Disse-me que as pessoas acreditam em algo porque lhes dá conforto, criamos um
sentimento de possibilidade, acrescenta-nos sentido.
***
No
outro dia a minha tia confidenciou-me ao ouvido, enquanto caminhávamos
atrás do carro, a passos lentos, de cabeça baixa, sussurrando trivialidades
para esquecer a caminhada.
Tia: “Sabes, a tia em
maio vai fazer um retiro. Em Beja.”
Eu: “Um retiro tia,
desses de ficar em Silêncio?”
Tia: “Sim, são três
dias. Estás lá, rezas. É tão bom, faz tão bem à tia.”
Ficamos
no silêncio, dando passos. De braço dado. Brilharam-lhe os olhos de satisfação
no meio daquela tristeza.
Em
contraponto à descrença, o braço que segurava no meu dava passos de fé. Os meus
eram só passos.
Em
que se acredita, quando não se acredita em nada?
***
Nunca
soube lidar com a perda de alguém. Isso reflecte-se num comportamento que roça
a apatia. Lágrimas que não caem, palavras desajeitadas que nunca são
ditas na altura certa. Abraços estranhos que se recebe com reticências e
um mundo de coisas que são um tédio existencial. Tudo isso transformando o meu
coração numa enorme pedra. Fria e impossível de compreender.
Às
vezes acho que sou uma miúda muito, muito esquisita…
***
Continuo
no embaraço de não saber os gestos e de repetir como que com um engasgo as
ladainhas. Não entendo a aquela comunhão, nem a reverência. Respeito, mas não
faço parte.
***
Kierkegaard alegou
que o indivíduo é o único responsável em dar significado à sua vida e em
vivê-la de maneira sincera e apaixonada, apesar de admitir que existem muitos
obstáculos e distracções.
O
desespero, a ansiedade, o absurdo, a alienação e
o tédio atravessam amiúde o nosso caminho.
Da
escola existencialista continua a assombrar-me Camus e o absurdo da vida.
Imaginar
Sísifo feliz é uma imagem que me persegue, e que ao mesmo tempo me abre portas
para a aceitação das provações, porque se Sísifo puder encontrar sentido na sua
tarefa inglória, incessante e sem sentido, também eu poderei dar sentido aos
dias.
Se
aceitarmos a falta de sentido, o absurdo da nossa existência, não há porque
tentar explicar a morte, ela simplesmente existe.
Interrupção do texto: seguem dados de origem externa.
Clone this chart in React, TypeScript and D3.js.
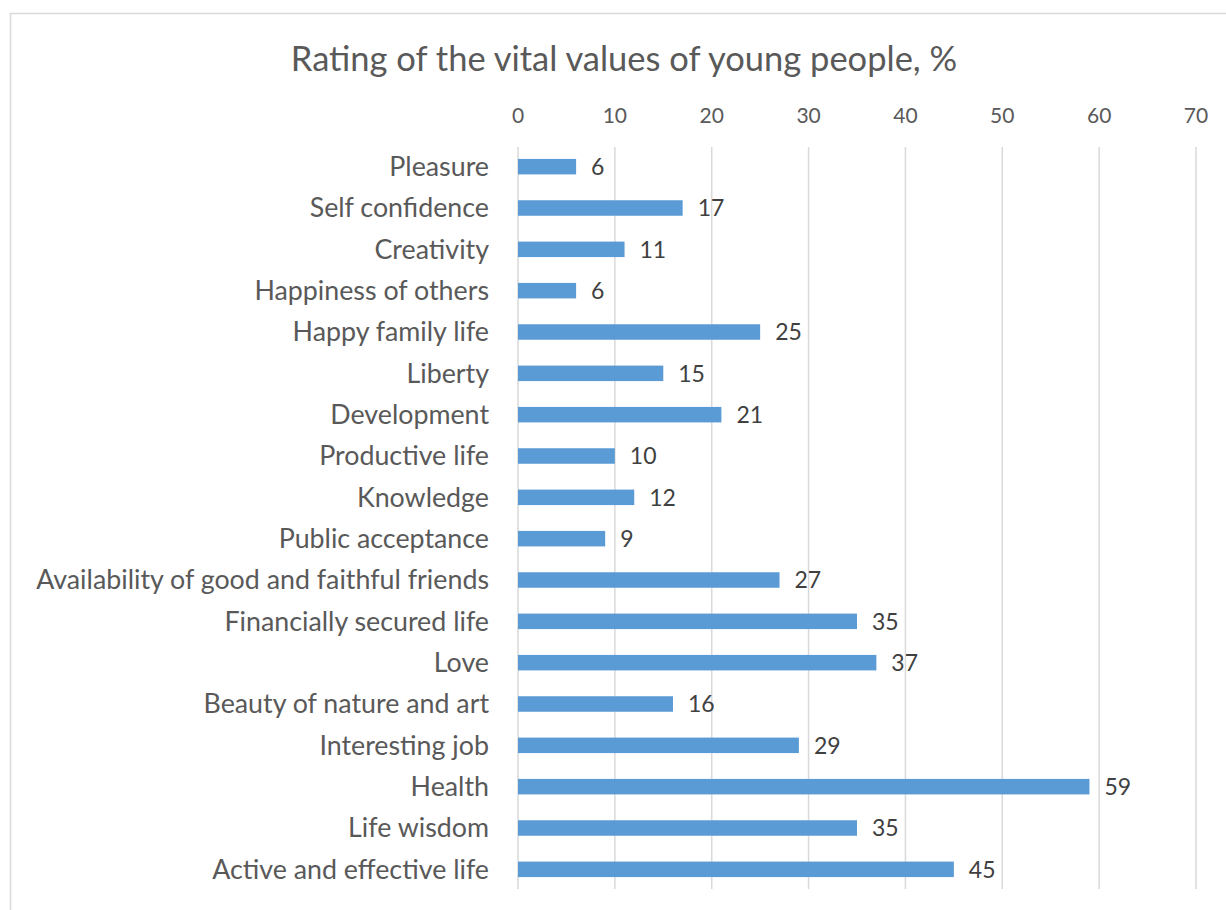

As nossas perdas são só fruto
de um acaso, de situações, do simples facto de estarmos vivos.
Até
certo ponto acho isso mais reconfortante que acreditar no juízo final, no céu e
na terra. Não creio que exista explicação para o sofrimento que existe e se
espalha bem mais rápido que as bênçãos no mundo.
Com
diria o velho Woody, se ”Deus existe, espero que tenha uma boa desculpa.”.
Espero
sinceramente que exista…apesar de tudo, pior que acreditar na coisa errada… é
não acreditar em nada.
***
Demos
passos largos e lentos. Olhando os pés, num cortejo pejado dos olhares de quem
pára à beira dos passeios. Nem véus pretos, nem choros altos. Só
silêncio, céu negro e um ar abafado.
O
cheiro adocicado de flores que murcham depressa demais, morrem antes do
tempo...como se mais alguma coisa precisasse de morrer com a parte de
nós que parte.
Os passos, lentos. O cheiro do fumo de escape dum carro já passado
que entorpece quem respira. As pedras gastas da calçada.
A
terra remexida. O cheiro a sebes, a flores murchas, a lexivia que alguém
esfregou no mármore.
A imponência...o
branco...o limite entre o céu e a terra marcado no horizonte pelo muro alto, o
muro que cria silêncio.
As
pessoas entraram e saíram, deram sentimentos. Trataram-me como se me
conhecessem... talvez tenham andado comigo ao colo... eu só me questiono
sobre quem são, porque prestam respeito. Eu não era daquela terra.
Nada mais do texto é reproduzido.